* Start Recorded information *

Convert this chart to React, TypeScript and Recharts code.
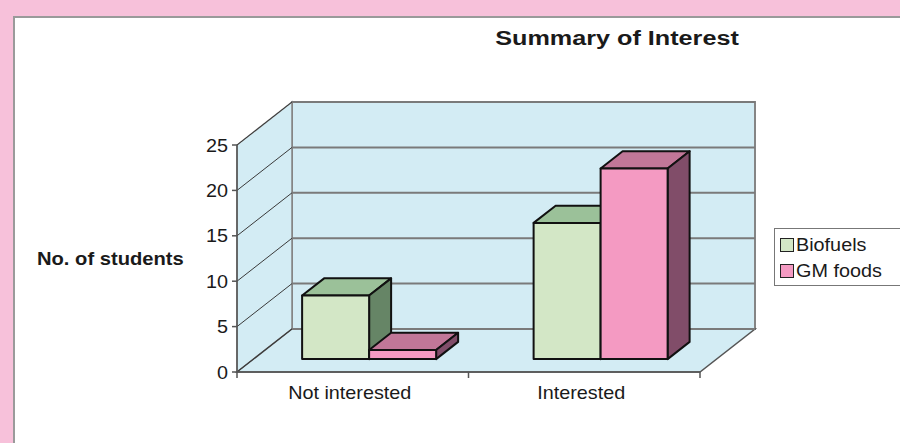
import React from 'react';
import {
  BarChart, Bar, XAxis, YAxis, CartesianGrid, ReferenceArea, Legend,
} from 'recharts';

// ─── data ─────────────────────────────────────────────────────────────────────

const categories = ['Not interested', 'Interested'];
const biofuels   = [7, 15];
const gmFoods    = [1, 21];
const yTicks     = [0, 5, 10, 15, 20, 25];

const data = categories.map((c, i) => ({
  name:     c,
  biofuels: biofuels[i],
  gmFoods:  gmFoods[i],
}));

// ─── 3d look ──────────────────────────────────────────────────────────────────

const DX = 55;   // full depth of the box
const DY = -43;
const FRONT = 0.3; // bars sit between 30% and 70% of the depth
const DEPTH = 0.4;

const WALL = '#d3ecf4';
const EDGE = '#858585';

const COLORS = {
  biofuels: { front: '#d3e7c6', top: '#9bc199', side: '#668566' },
  gmFoods:  { front: '#f49ac2', top: '#c17798', side: '#814d69' },
};

// the scanned text is a bit wider than plain Arial
function WideText({ x, y, size, weight, anchor, stretch, children }: any) {
  return (
    <g transform={`translate(${x},${y}) scale(${stretch ?? 1.1},1)`}>
      <text
        x={0}
        y={0}
        fontSize={size}
        fontWeight={weight ?? 'normal'}
        textAnchor={anchor ?? 'start'}
        fontFamily="'Liberation Sans', Arial, sans-serif"
        fill="#1a1a1a"
      >
        {children}
      </text>
    </g>
  );
}

function Walls(props: any) {
  const { x, y, width, height } = props;
  const L = x, R = x + width, T = y, B = y + height;
  const pts = (a: number[][]) => a.map((p) => p.join(',')).join(' ');
  return (
    <g>
      <rect x={L + DX} y={T + DY} width={width} height={height} fill={WALL} stroke={EDGE} strokeWidth={2}/>
      <polygon points={pts([[L, B], [L, T], [L + DX, T + DY], [L + DX, B + DY]])} fill={WALL} stroke={EDGE} strokeWidth={1.5}/>
      <polygon points={pts([[L, B], [R, B], [R + DX, B + DY], [L + DX, B + DY]])} fill={WALL} stroke="#555" strokeWidth={1.5}/>
    </g>
  );
}

function GridLine(props: any) {
  const { x1, x2, y1 } = props;
  return (
    <g>
      <line x1={x1 + DX} y1={y1 + DY} x2={x2 + DX} y2={y1 + DY} stroke="#7a7a7a" strokeWidth={2}/>
      <line x1={x1} y1={y1} x2={x1 + DX} y2={y1 + DY} stroke="#3a3a3a" strokeWidth={1}/>
    </g>
  );
}

function Box3D(props: any, c: { front: string; top: string; side: string }) {
  const { x, y, width, height } = props;
  const fx = x + FRONT * DX;
  const fy = y + FRONT * DY;
  const dx = DEPTH * DX;
  const dy = DEPTH * DY;
  const pts = (a: number[][]) => a.map((p) => p.join(',')).join(' ');
  return (
    <g stroke="#111" strokeWidth={2} strokeLinejoin="round">
      <polygon points={pts([[fx, fy], [fx + dx, fy + dy], [fx + width + dx, fy + dy], [fx + width, fy]])} fill={c.top}/>
      <polygon points={pts([[fx + width, fy], [fx + width + dx, fy + dy], [fx + width + dx, fy + height + dy], [fx + width, fy + height]])} fill={c.side}/>
      <rect x={fx} y={fy} width={width} height={height} fill={c.front}/>
    </g>
  );
}

function YTick(props: any) {
  const { x, y, payload } = props;
  return <WideText x={x} y={y + 6.5} size={18} anchor="end">{payload.value}</WideText>;
}

function XTick(props: any) {
  const { x, y, payload, index, visibleTicksCount } = props;
  const half = payload.offset ?? 115.75;
  const axisY = y - 5;
  const last = index === (visibleTicksCount ?? categories.length) - 1;
  return (
    <g>
      <line x1={x - half} y1={axisY} x2={x - half} y2={axisY + 6} stroke="#555" strokeWidth={1.5}/>
      {last && <line x1={x + half} y1={axisY} x2={x + half} y2={axisY + 6} stroke="#555" strokeWidth={1.5}/>}
      <WideText x={x - 3} y={axisY + 27} size={18} anchor="middle">{payload.value}</WideText>
    </g>
  );
}

function LegendBox(props: any) {
  const items = props.payload ?? [];
  return (
    <div
      style={{
        border: '1.5px solid #777',
        background: '#fff',
        padding: '3px 0 2px 5px',
        fontFamily: "'Liberation Sans', Arial, sans-serif",
        fontSize: 18,
        color: '#1a1a1a',
        boxSizing: 'border-box',
        height: 58,
      }}
    >
      {items.map((it: any) => (
        <div key={it.value} style={{ display: 'flex', alignItems: 'center', height: 26 }}>
          <span style={{
            width: 12, height: 12, background: it.color, border: '1.5px solid #222',
            display: 'inline-block', marginRight: 2, flexShrink: 0,
          }}/>
          <span style={{ display: 'inline-block', transform: 'scaleX(1.1)', transformOrigin: 'left center' }}>
            {it.value}
          </span>
        </div>
      ))}
    </div>
  );
}

export default function App() {
  return (
    <div style={{ position: 'fixed', left: 0, top: 0, width: 900, height: 443, background: '#f7c1da', overflow: 'hidden' }}>
      <div style={{
        position: 'absolute', left: 13, top: 16, width: 900, height: 443,
        background: '#fff', borderTop: '2px solid #9a9a9a', borderLeft: '2px solid #9a9a9a',
      }}/>
      <div style={{ position: 'absolute', left: 0, top: 0 }}>
        <BarChart
          width={900}
          height={443}
          data={data}
          margin={{ top: 145, right: 200, bottom: 31, left: 177 }}
          barCategoryGap="21%"
          barGap={0}
        >
          <ReferenceArea y1={0} y2={25} shape={Walls} zIndex={-150} ifOverflow="visible"/>
          <CartesianGrid vertical={false} horizontal={GridLine}/>
          <XAxis
            dataKey="name"
            height={40}
            tickLine={false}
            tickSize={5}
            tickMargin={0}
            axisLine={{ stroke: '#555', strokeWidth: 1.5 }}
            tick={XTick}
          />
          <YAxis
            width={60}
            domain={[0, 25]}
            ticks={yTicks}
            interval={0}
            tickSize={5}
            tickMargin={4}
            axisLine={{ stroke: '#555', strokeWidth: 1.5 }}
            tickLine={{ stroke: '#555', strokeWidth: 1.5 }}
            tick={YTick}
          />
          <Legend
            layout="vertical"
            align="center"
            verticalAlign="middle"
            wrapperStyle={{ left: 774, top: 228, width: 128, height: 58 }}
            content={LegendBox}
          />
          <Bar
            dataKey="biofuels"
            name="Biofuels"
            fill={COLORS.biofuels.front}
            isAnimationActive={false}
            shape={(p: any) => Box3D(p, COLORS.biofuels)}
          />
          <Bar
            dataKey="gmFoods"
            name="GM foods"
            fill={COLORS.gmFoods.front}
            isAnimationActive={false}
            shape={(p: any) => Box3D(p, COLORS.gmFoods)}
          />
        </BarChart>
      </div>
      <svg width={900} height={443} style={{ position: 'absolute', left: 0, top: 0, pointerEvents: 'none' }}>
        <WideText x={617} y={45} size={21} weight="bold" anchor="middle" stretch={1.2}>Summary of Interest</WideText>
        <WideText x={37} y={265} size={18} weight="bold" stretch={1.12}>No. of students</WideText>
      </svg>
    </div>
  );
}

* End Recorded information *

**Problem**
Leave every image out, and retype the material exactly.

**Solution for this task**
Convert this chart to React, TypeScript and Recharts code.
import React from 'react';
import {
  BarChart, Bar, XAxis, YAxis, CartesianGrid, ReferenceArea, Legend,
} from 'recharts';

// ─── data ─────────────────────────────────────────────────────────────────────

const categories = ['Not interested', 'Interested'];
const biofuels   = [7, 15];
const gmFoods    = [1, 21];
const yTicks     = [0, 5, 10, 15, 20, 25];

const data = categories.map((c, i) => ({
  name:     c,
  biofuels: biofuels[i],
  gmFoods:  gmFoods[i],
}));

// ─── 3d look ──────────────────────────────────────────────────────────────────

const DX = 55;   // full depth of the box
const DY = -43;
const FRONT = 0.3; // bars sit between 30% and 70% of the depth
const DEPTH = 0.4;

const WALL = '#d3ecf4';
const EDGE = '#858585';

const COLORS = {
  biofuels: { front: '#d3e7c6', top: '#9bc199', side: '#668566' },
  gmFoods:  { front: '#f49ac2', top: '#c17798', side: '#814d69' },
};

// the scanned text is a bit wider than plain Arial
function WideText({ x, y, size, weight, anchor, stretch, children }: any) {
  return (
    <g transform={`translate(${x},${y}) scale(${stretch ?? 1.1},1)`}>
      <text
        x={0}
        y={0}
        fontSize={size}
        fontWeight={weight ?? 'normal'}
        textAnchor={anchor ?? 'start'}
        fontFamily="'Liberation Sans', Arial, sans-serif"
        fill="#1a1a1a"
      >
        {children}
      </text>
    </g>
  );
}

function Walls(props: any) {
  const { x, y, width, height } = props;
  const L = x, R = x + width, T = y, B = y + height;
  const pts = (a: number[][]) => a.map((p) => p.join(',')).join(' ');
  return (
    <g>
      <rect x={L + DX} y={T + DY} width={width} height={height} fill={WALL} stroke={EDGE} strokeWidth={2}/>
      <polygon points={pts([[L, B], [L, T], [L + DX, T + DY], [L + DX, B + DY]])} fill={WALL} stroke={EDGE} strokeWidth={1.5}/>
      <polygon points={pts([[L, B], [R, B], [R + DX, B + DY], [L + DX, B + DY]])} fill={WALL} stroke="#555" strokeWidth={1.5}/>
    </g>
  );
}

function GridLine(props: any) {
  const { x1, x2, y1 } = props;
  return (
    <g>
      <line x1={x1 + DX} y1={y1 + DY} x2={x2 + DX} y2={y1 + DY} stroke="#7a7a7a" strokeWidth={2}/>
      <line x1={x1} y1={y1} x2={x1 + DX} y2={y1 + DY} stroke="#3a3a3a" strokeWidth={1}/>
    </g>
  );
}

function Box3D(props: any, c: { front: string; top: string; side: string }) {
  const { x, y, width, height } = props;
  const fx = x + FRONT * DX;
  const fy = y + FRONT * DY;
  const dx = DEPTH * DX;
  const dy = DEPTH * DY;
  const pts = (a: number[][]) => a.map((p) => p.join(',')).join(' ');
  return (
    <g stroke="#111" strokeWidth={2} strokeLinejoin="round">
      <polygon points={pts([[fx, fy], [fx + dx, fy + dy], [fx + width + dx, fy + dy], [fx + width, fy]])} fill={c.top}/>
      <polygon points={pts([[fx + width, fy], [fx + width + dx, fy + dy], [fx + width + dx, fy + height + dy], [fx + width, fy + height]])} fill={c.side}/>
      <rect x={fx} y={fy} width={width} height={height} fill={c.front}/>
    </g>
  );
}

function YTick(props: any) {
  const { x, y, payload } = props;
  return <WideText x={x} y={y + 6.5} size={18} anchor="end">{payload.value}</WideText>;
}

function XTick(props: any) {
  const { x, y, payload, index, visibleTicksCount } = props;
  const half = payload.offset ?? 115.75;
  const axisY = y - 5;
  const last = index === (visibleTicksCount ?? categories.length) - 1;
  return (
    <g>
      <line x1={x - half} y1={axisY} x2={x - half} y2={axisY + 6} stroke="#555" strokeWidth={1.5}/>
      {last && <line x1={x + half} y1={axisY} x2={x + half} y2={axisY + 6} stroke="#555" strokeWidth={1.5}/>}
      <WideText x={x - 3} y={axisY + 27} size={18} anchor="middle">{payload.value}</WideText>
    </g>
  );
}

function LegendBox(props: any) {
  const items = props.payload ?? [];
  return (
    <div
      style={{
        border: '1.5px solid #777',
        background: '#fff',
        padding: '3px 0 2px 5px',
        fontFamily: "'Liberation Sans', Arial, sans-serif",
        fontSize: 18,
        color: '#1a1a1a',
        boxSizing: 'border-box',
        height: 58,
      }}
    >
      {items.map((it: any) => (
        <div key={it.value} style={{ display: 'flex', alignItems: 'center', height: 26 }}>
          <span style={{
            width: 12, height: 12, background: it.color, border: '1.5px solid #222',
            display: 'inline-block', marginRight: 2, flexShrink: 0,
          }}/>
          <span style={{ display: 'inline-block', transform: 'scaleX(1.1)', transformOrigin: 'left center' }}>
            {it.value}
          </span>
        </div>
      ))}
    </div>
  );
}

export default function App() {
  return (
    <div style={{ position: 'fixed', left: 0, top: 0, width: 900, height: 443, background: '#f7c1da', overflow: 'hidden' }}>
      <div style={{
        position: 'absolute', left: 13, top: 16, width: 900, height: 443,
        background: '#fff', borderTop: '2px solid #9a9a9a', borderLeft: '2px solid #9a9a9a',
      }}/>
      <div style={{ position: 'absolute', left: 0, top: 0 }}>
        <BarChart
          width={900}
          height={443}
          data={data}
          margin={{ top: 145, right: 200, bottom: 31, left: 177 }}
          barCategoryGap="21%"
          barGap={0}
        >
          <ReferenceArea y1={0} y2={25} shape={Walls} zIndex={-150} ifOverflow="visible"/>
          <CartesianGrid vertical={false} horizontal={GridLine}/>
          <XAxis
            dataKey="name"
            height={40}
            tickLine={false}
            tickSize={5}
            tickMargin={0}
            axisLine={{ stroke: '#555', strokeWidth: 1.5 }}
            tick={XTick}
          />
          <YAxis
            width={60}
            domain={[0, 25]}
            ticks={yTicks}
            interval={0}
            tickSize={5}
            tickMargin={4}
            axisLine={{ stroke: '#555', strokeWidth: 1.5 }}
            tickLine={{ stroke: '#555', strokeWidth: 1.5 }}
            tick={YTick}
          />
          <Legend
            layout="vertical"
            align="center"
            verticalAlign="middle"
            wrapperStyle={{ left: 774, top: 228, width: 128, height: 58 }}
            content={LegendBox}
          />
          <Bar
            dataKey="biofuels"
            name="Biofuels"
            fill={COLORS.biofuels.front}
            isAnimationActive={false}
            shape={(p: any) => Box3D(p, COLORS.biofuels)}
          />
          <Bar
            dataKey="gmFoods"
            name="GM foods"
            fill={COLORS.gmFoods.front}
            isAnimationActive={false}
            shape={(p: any) => Box3D(p, COLORS.gmFoods)}
          />
        </BarChart>
      </div>
      <svg width={900} height={443} style={{ position: 'absolute', left: 0, top: 0, pointerEvents: 'none' }}>
        <WideText x={617} y={45} size={21} weight="bold" anchor="middle" stretch={1.2}>Summary of Interest</WideText>
        <WideText x={37} y={265} size={18} weight="bold" stretch={1.12}>No. of students</WideText>
      </svg>
    </div>
  );
}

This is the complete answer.